27 October 2008

when i was a child i had a fleeting glimpse


Sometime on Saturday morning I had an idea for a post. I think it was something about those minuscule (minuscule for me, anyway) opportunities that suddenly appear and you think to yourself, "I could make something of this." These thoughts have been popping up more frequently in recent days...or months, or years.

But the original opportunity fled, leaving me with only the excerpt from Pink Floyd's
Comfortably Numb that appears as the post heading, and that song has been rattling around in my head ever since. I did get the guitar out to give it a burl yesterday. I need to look up all the verses again...

Over the weekend various other ways of interpreting the idea or carrying on this post occurred to me but without any means of recording them - I really need one of those little digital MP3 recorders at the ready - they also have been lost.

Much of how I view lost opportunities is, regrettably, bound up in things that I wish I could do but can't, for whatever reason. An example: later on Saturday I played a DVD of
Jim Croce in concert. Oh for one scintilleenth of his ability to play, to write, to wring an emotional response from the listener.

But comparing yourself to others - even blogfriends whose writing ability far surpasses one's own - is a fruitlessly destructive exercise. Far better to appreciate others for what they can contribute, and look to one's own contribution.

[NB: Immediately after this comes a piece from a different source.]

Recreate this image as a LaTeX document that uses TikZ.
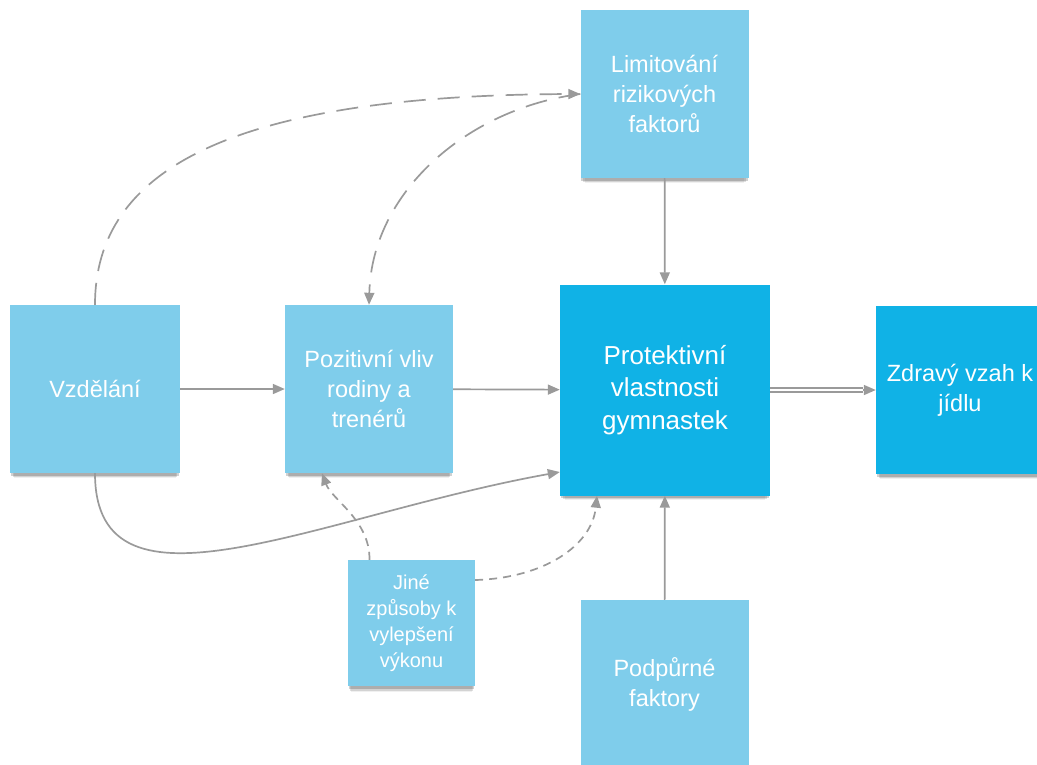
\documentclass[tikz,border=0pt]{standalone}
\usepackage{fontspec}
\setmainfont{Liberation Sans}
\usetikzlibrary{arrows.meta,positioning,calc,shadows}
\definecolor{gyLight}{HTML}{7FCDEB}
\definecolor{gyDark}{HTML}{10B2E6}
\definecolor{gyArrow}{HTML}{9A9A9A}
\tikzset{
  box/.style={fill=gyLight, text=white, minimum width=168pt, minimum height=168pt, inner sep=4pt, align=center, font=\fontsize{23.5}{30}\selectfont,
    drop shadow={shadow xshift=0pt, shadow yshift=-10pt, shadow scale=.95, opacity=.06, fill=black},
    drop shadow={shadow xshift=0pt, shadow yshift=-7pt, shadow scale=.97, opacity=.12, fill=black},
    drop shadow={shadow xshift=0pt, shadow yshift=-4pt, shadow scale=.99, opacity=.18, fill=black}},
  boxD/.style={box, fill=gyDark},
  boxS/.style={box, minimum width=127pt, minimum height=126pt, font=\fontsize{20}{26}\selectfont},
  arr/.style={-{Triangle[length=12pt,width=10pt]}, line width=1.7pt, draw=gyArrow},
  dsh/.style={arr, dash pattern=on 22pt off 12pt},
  dshS/.style={arr, dash pattern=on 8pt off 6pt},
  dbl/.style={draw=gyArrow, line width=1.6pt, double=white, double distance=2pt},
}
\begin{document}
\begin{tikzpicture}[x=1pt, y=-1pt]
  \useasboundingbox (0,0) rectangle (1037,764);
  \node[box, minimum width=170pt] (vzd) at (95,389) {Vzdělání};
  \node[box] (poz) at (369,389) {Pozitivní vliv\\rodiny a\\trenérů};
  \node[boxD, minimum width=210pt, minimum height=211pt, font=\fontsize{26}{32.5}\selectfont] (prot) at (665,390) {Protektivní\\vlastnosti\\gymnastek};
  \node[boxD] (zdr) at (960,390) {Zdravý vzah k\\jídlu};
  \node[box] (lim) at (664.5,94) {Limitování\\rizikových\\faktorů};
  \node[boxS] (jine) at (411.5,623) {Jiné\\způsoby k\\vylepšení\\výkonu};
  \node[box] (podp) at (664.5,684) {Podpůrné\\faktory};
  % straight links
  \draw[arr] (vzd) -- (poz); \draw[arr] (poz) -- (prot);
  \draw[arr] (lim) -- (prot); \draw[arr] (podp) -- (prot);
  \coordinate (zdrin) at ([xshift=-13pt]zdr.west);
  \draw[dbl] (prot.east) -- (zdrin); \draw[arr] (zdrin) -- (zdr.west);
  % curved links
  \draw[arr] (vzd.south) .. controls (95,630) and (320,515) .. ([yshift=-82pt]prot.west);
  \draw[dsh] (vzd.north) .. controls (95,170) and (230,95) .. (lim.west);
  \draw[dsh] (lim.west) .. controls (470,108) and (372,190) .. (poz.north);
  \draw[dshS] ([xshift=-42pt]jine.north) .. controls (370,520) and (332,500) .. ([xshift=-47pt]poz.south);
  \draw[dshS] ([yshift=43pt]jine.east) .. controls (545,578) and (592,545) .. ([xshift=-68pt]prot.south);
\end{tikzpicture}
\end{document}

Even if it's hard to identify.

Now, those readers who know me in real life, for example from work, will be rolling around the floor by this stage. Such soul-bearing, what amount of rubbish will I have to endure when I'm next in Brizvegas?

a short interval occurred at this point while we had dinner, watched the appallingly over-contrived
Australian Top Gear and did some worky work

so...sometime later

Well I guess this is a post about frustration. The glimpses I, and presumably others, encounter when we see what might be possible if only we were cleverer/more articulate/ wealthier/had more business contacts/were considerably more energetic/diligent/focused.

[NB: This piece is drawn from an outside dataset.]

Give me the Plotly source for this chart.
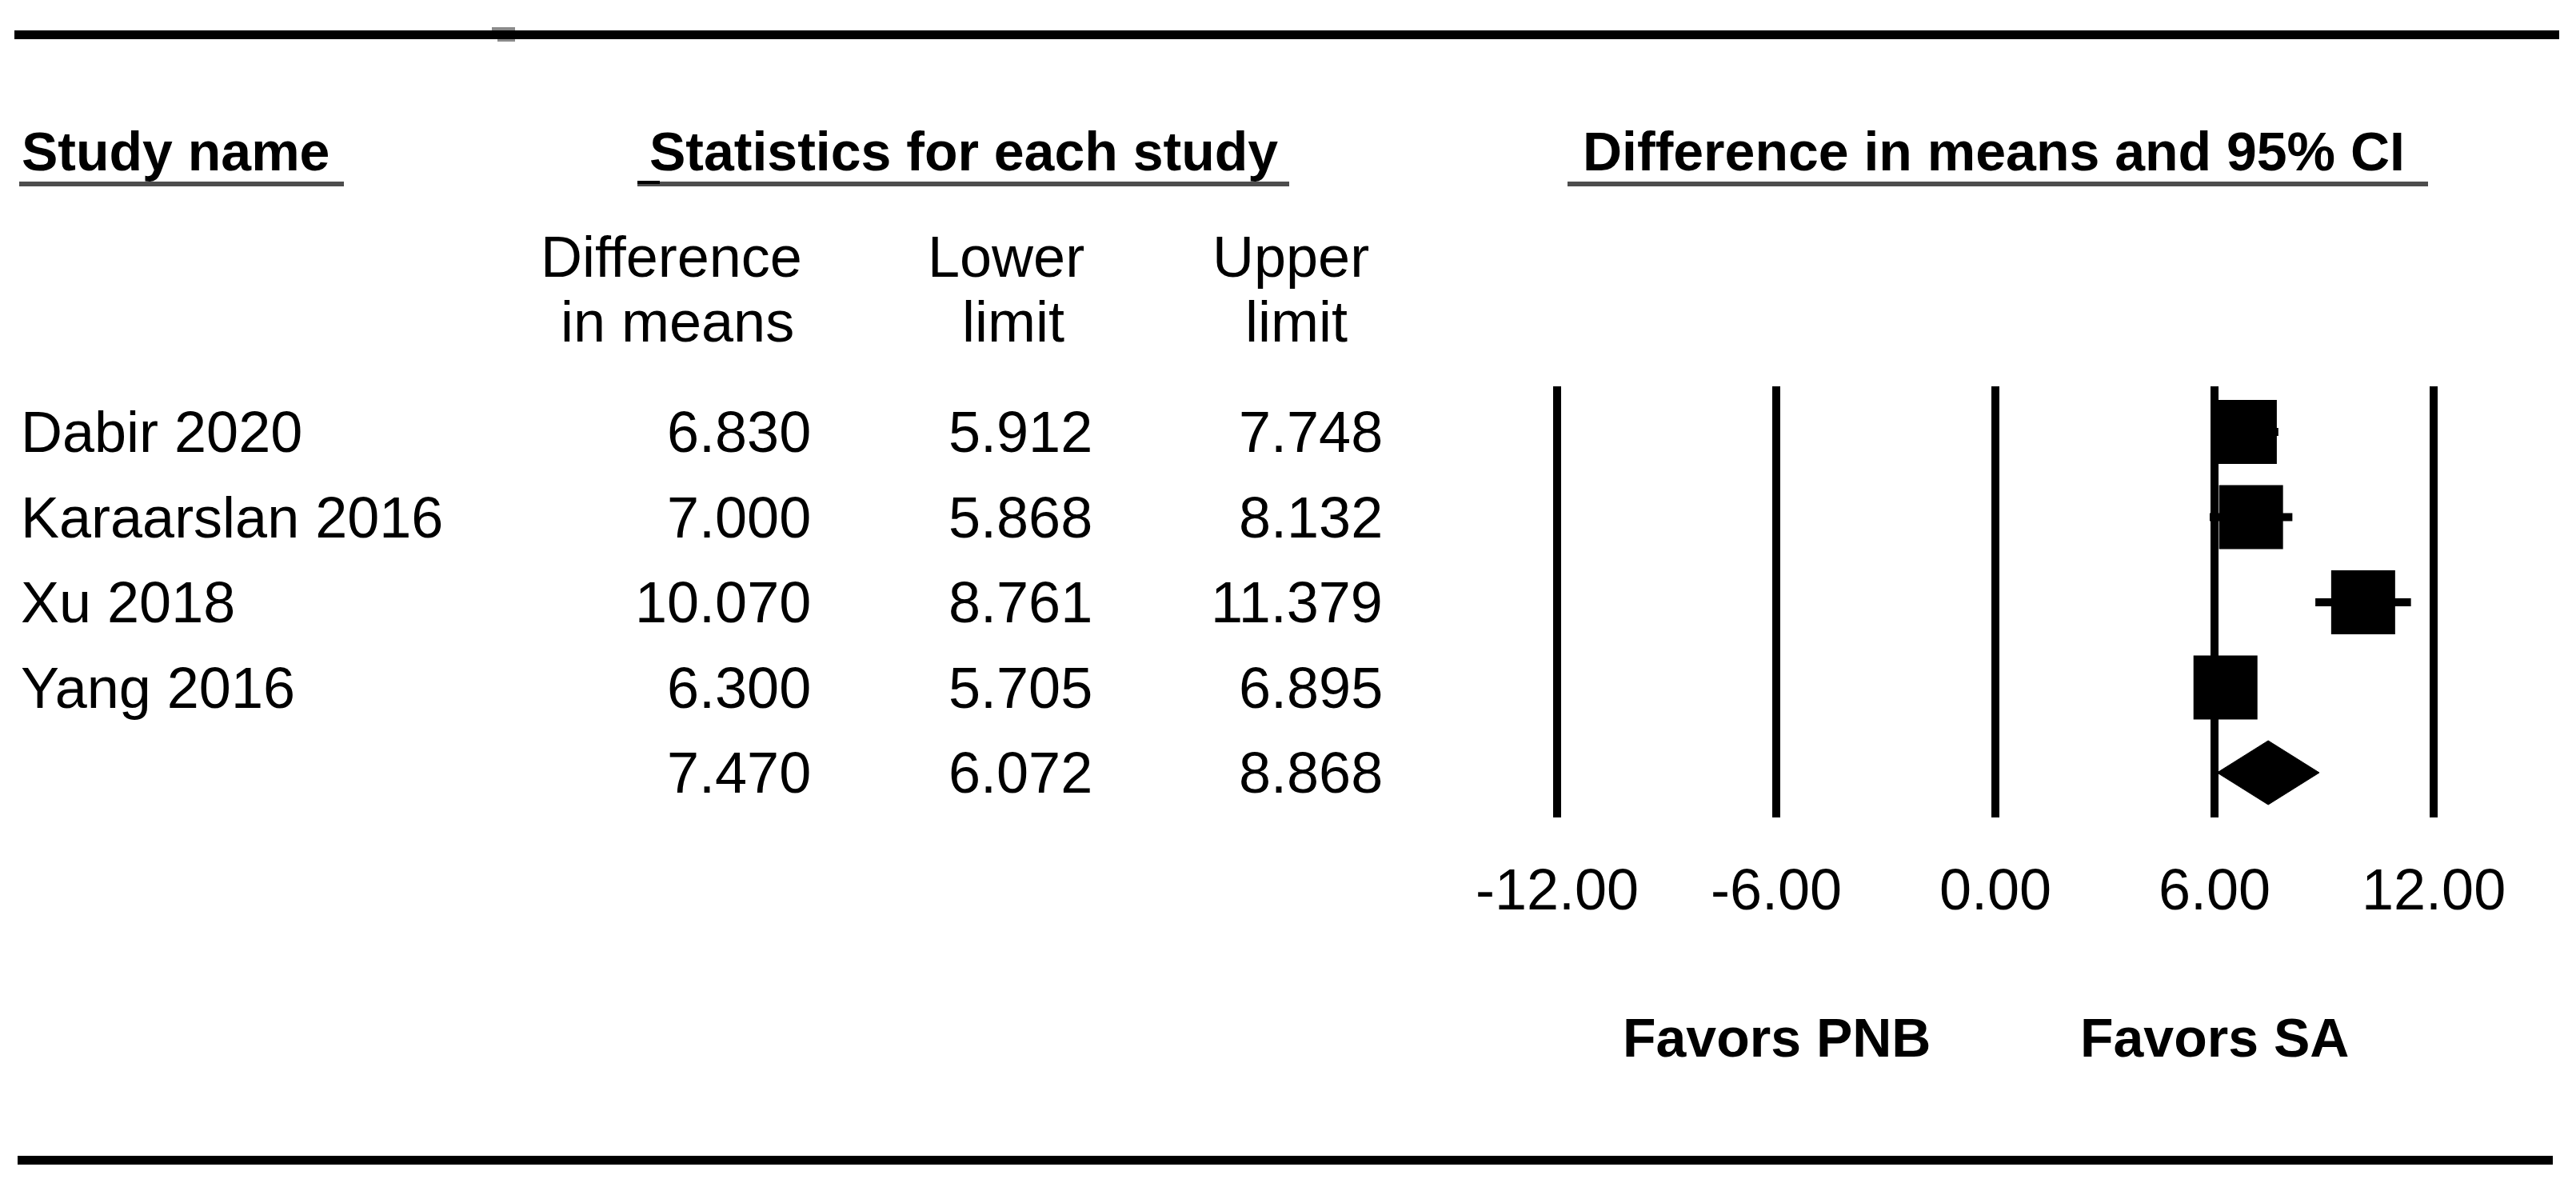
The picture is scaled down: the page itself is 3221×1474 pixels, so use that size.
import plotly.graph_objects as go

# ---------------- data ----------------
studies = ["Dabir 2020", "Karaarslan 2016", "Xu 2018", "Yang 2016"]
diff_means = [6.830, 7.000, 10.070, 6.300]
lower_limit = [5.912, 5.868, 8.761, 5.705]
upper_limit = [7.748, 8.132, 11.379, 6.895]
pooled_diff = 7.470
pooled_lower = 6.072
pooled_upper = 8.868
tick_vals = [-12, -6, 0, 6, 12]
tick_text = ["-12.00", "-6.00", "0.00", "6.00", "12.00"]
favors_left = "Favors PNB"
favors_right = "Favors SA"

# ---------------- geometry ----------------
W, H = 3221, 1474
PPU = 274 / 6.0          # pixels per unit on the effect axis
X_ZERO_PX = 2495         # pixel position of 0
ROW0_PX = 540            # pixel (from top) of first row
ROW_STEP = 106.5         # pixel distance between rows

FONT = "Liberation Sans, Arial, sans-serif"
BOLD_SIZE = 68
REG_SIZE = 72


def px(x):
    return x / W


def py(y):
    return 1 - y / H


n = len(studies)
rows = [-i for i in range(n)]
pooled_row = -n

fig = go.Figure()

# CI whiskers
wx, wy = [], []
for lo, up, r in zip(lower_limit, upper_limit, rows):
    wx += [lo, up, None]
    wy += [r, r, None]
fig.add_trace(go.Scatter(x=wx, y=wy, mode="lines",
                         line=dict(color="black", width=10),
                         hoverinfo="skip", showlegend=False))

# point estimates (squares)
fig.add_trace(go.Scatter(x=diff_means, y=rows, mode="markers",
                         marker=dict(symbol="square", size=80, color="black",
                                     line=dict(width=0)),
                         showlegend=False))

# pooled diamond
dh = 40 / ROW_STEP
fig.add_trace(go.Scatter(
    x=[pooled_lower, pooled_diff, pooled_upper, pooled_diff, pooled_lower],
    y=[pooled_row, pooled_row + dh, pooled_row, pooled_row - dh, pooled_row],
    mode="lines", fill="toself", fillcolor="black",
    line=dict(color="black", width=1), showlegend=False))

shapes = []
# vertical reference lines at ticks
for tv in tick_vals:
    shapes.append(dict(type="line", xref="x", yref="y", x0=tv, x1=tv,
                       y0=(ROW0_PX - 483) / ROW_STEP,
                       y1=-(1022 - ROW0_PX) / ROW_STEP,
                       line=dict(color="black", width=10), layer="below"))

# top and bottom rules
shapes.append(dict(type="line", xref="paper", yref="paper",
                   x0=px(18), x1=px(3200), y0=py(43.5), y1=py(43.5),
                   line=dict(color="black", width=11)))
shapes.append(dict(type="line", xref="paper", yref="paper",
                   x0=px(22), x1=px(3192), y0=py(1450.5), y1=py(1450.5),
                   line=dict(color="black", width=11)))
# small grey marks on top rule
shapes.append(dict(type="rect", xref="paper", yref="paper",
                   x0=px(615), x1=px(644), y0=py(38), y1=py(34),
                   fillcolor="#8a8a8a", line=dict(width=0)))
shapes.append(dict(type="rect", xref="paper", yref="paper",
                   x0=px(622), x1=px(644), y0=py(52), y1=py(49),
                   fillcolor="#8a8a8a", line=dict(width=0)))

# header underlines
for x0, x1 in [(24, 430), (797, 1612), (1960, 3036)]:
    shapes.append(dict(type="line", xref="paper", yref="paper",
                       x0=px(x0), x1=px(x1), y0=py(230), y1=py(230),
                       line=dict(color="#4d4d4d", width=6)))
shapes.append(dict(type="line", xref="paper", yref="paper",
                   x0=px(797), x1=px(825), y0=py(228), y1=py(228),
                   line=dict(color="black", width=4)))

ann = []


def txt(text, x, y, xanchor="left", size=REG_SIZE, bold=False,
        xref="paper", yref="paper"):
    ann.append(dict(text=("<b>%s</b>" % text) if bold else text,
                    x=x, y=y, xref=xref, yref=yref,
                    xanchor=xanchor, yanchor="middle", showarrow=False,
                    font=dict(family=FONT, size=size, color="black")))


# main headers
txt("Study name", px(25), py(189), "left", BOLD_SIZE, True)
txt("Statistics for each study", px(1205), py(189), "center", BOLD_SIZE, True)
txt("Difference in means and 95% CI", px(1977), py(189), "left", BOLD_SIZE, True)

# column headers
col_head1 = ["Difference", "Lower", "Upper"]
col_head2 = ["in means", "limit", "limit"]
for t, xc in zip(col_head1, [839, 1258, 1614]):
    txt(t, px(xc), py(321), "center")
for t, xc in zip(col_head2, [847, 1267, 1621]):
    txt(t, px(xc), py(402), "center")

# table rows
col_right = [1016, 1368, 1731]
for name, d, lo, up, r in zip(studies, diff_means, lower_limit, upper_limit, rows):
    txt(name, px(24), r, "left", yref="y")
    for v, xr in zip([d, lo, up], col_right):
        txt("%.3f" % v, px(xr), r, "right", yref="y")
for v, xr in zip([pooled_diff, pooled_lower, pooled_upper], col_right):
    txt("%.3f" % v, px(xr), pooled_row, "right", yref="y")

# axis tick labels
for tv, tt in zip(tick_vals, tick_text):
    txt(tt, tv, py(1112), "center", xref="x")

# favours labels
txt(favors_left, tick_vals[1], py(1297), "center", BOLD_SIZE, True, xref="x")
txt(favors_right, tick_vals[3], py(1297), "center", BOLD_SIZE, True, xref="x")

fig.update_layout(
    width=W, height=H, autosize=False,
    margin=dict(l=0, r=0, t=0, b=0, pad=0),
    paper_bgcolor="white", plot_bgcolor="white",
    showlegend=False,
    xaxis=dict(range=[-X_ZERO_PX / PPU, (W - X_ZERO_PX) / PPU], visible=False,
               fixedrange=True, domain=[0, 1]),
    yaxis=dict(range=[ROW0_PX / ROW_STEP - H / ROW_STEP, ROW0_PX / ROW_STEP],
               visible=False, fixedrange=True, domain=[0, 1]),
    shapes=shapes,
    annotations=ann,
)

fig.write_html("out.html", config={"displayModeBar": False},
               post_script="document.body.style.margin='0';")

Ah yes, we have looked into the mirror and weren't particularly enamoured with what looked back out at us.

The other thing - there's always another thing, isn't there - is that this post is turning out nowhere near like I had envisaged it at various times. This is presumably related to the aforementioned lack of focus, or possibly lack of the digital micro-recorder, for the recording of micro-thoughts. Lack of focus is bad.

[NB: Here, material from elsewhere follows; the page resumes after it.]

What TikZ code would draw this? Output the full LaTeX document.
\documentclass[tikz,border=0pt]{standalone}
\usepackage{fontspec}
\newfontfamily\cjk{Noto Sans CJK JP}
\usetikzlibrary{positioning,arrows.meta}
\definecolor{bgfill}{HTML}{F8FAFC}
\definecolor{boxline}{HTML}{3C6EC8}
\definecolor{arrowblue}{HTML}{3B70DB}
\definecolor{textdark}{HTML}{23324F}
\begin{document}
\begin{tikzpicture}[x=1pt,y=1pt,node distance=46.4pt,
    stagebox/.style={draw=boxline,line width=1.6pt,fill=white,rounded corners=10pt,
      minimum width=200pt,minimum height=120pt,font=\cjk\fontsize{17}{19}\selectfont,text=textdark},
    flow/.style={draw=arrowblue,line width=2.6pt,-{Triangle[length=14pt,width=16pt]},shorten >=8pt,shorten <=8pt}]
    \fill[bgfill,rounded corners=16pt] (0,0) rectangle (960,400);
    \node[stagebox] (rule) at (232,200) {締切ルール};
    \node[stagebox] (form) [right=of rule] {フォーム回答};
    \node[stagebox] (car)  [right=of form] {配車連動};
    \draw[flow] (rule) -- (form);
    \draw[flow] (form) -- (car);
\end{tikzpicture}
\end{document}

Um. I don't think it does one good to do too much yearning. A little yearning seems necessary to keep mentally active: call it aspirational if you insist. But as long as tempus fugits, we must grasp our opportunities while we may.

I think you know what I mean.

4 comments:

JahTeh said...

I often wake up with a brilliant post wandering around in my mind, then my mother rings.

iODyne said...

oh good luck with all that then.
there is a Shakespeare quote about the ' in the affairs of a man, which if taken at the tide" or something.
or there's that movie 'Sliding Doors'

and as for "looking in the mirror", please visait my place for a view that is scarier than the reflection - the overhead gut-shot' - oh yes indeed scary.

PS and Tues 28th is birthday of Thats So Pants if ya wanna make funny about age-ing at her blog.
mwah mwah

BwcaBrownie said...

oops - that dumbcluck ann oDyne was logged into the gmail of the a.k.a

exhausted from spending hours pushing a ride-on mower through acres of long spring grass.

Philip said...

When I was a child I had gimping feet.

Word Verification, by amazing coincidence: pedult, an act or instance of making derogatory remarks about someone's feet.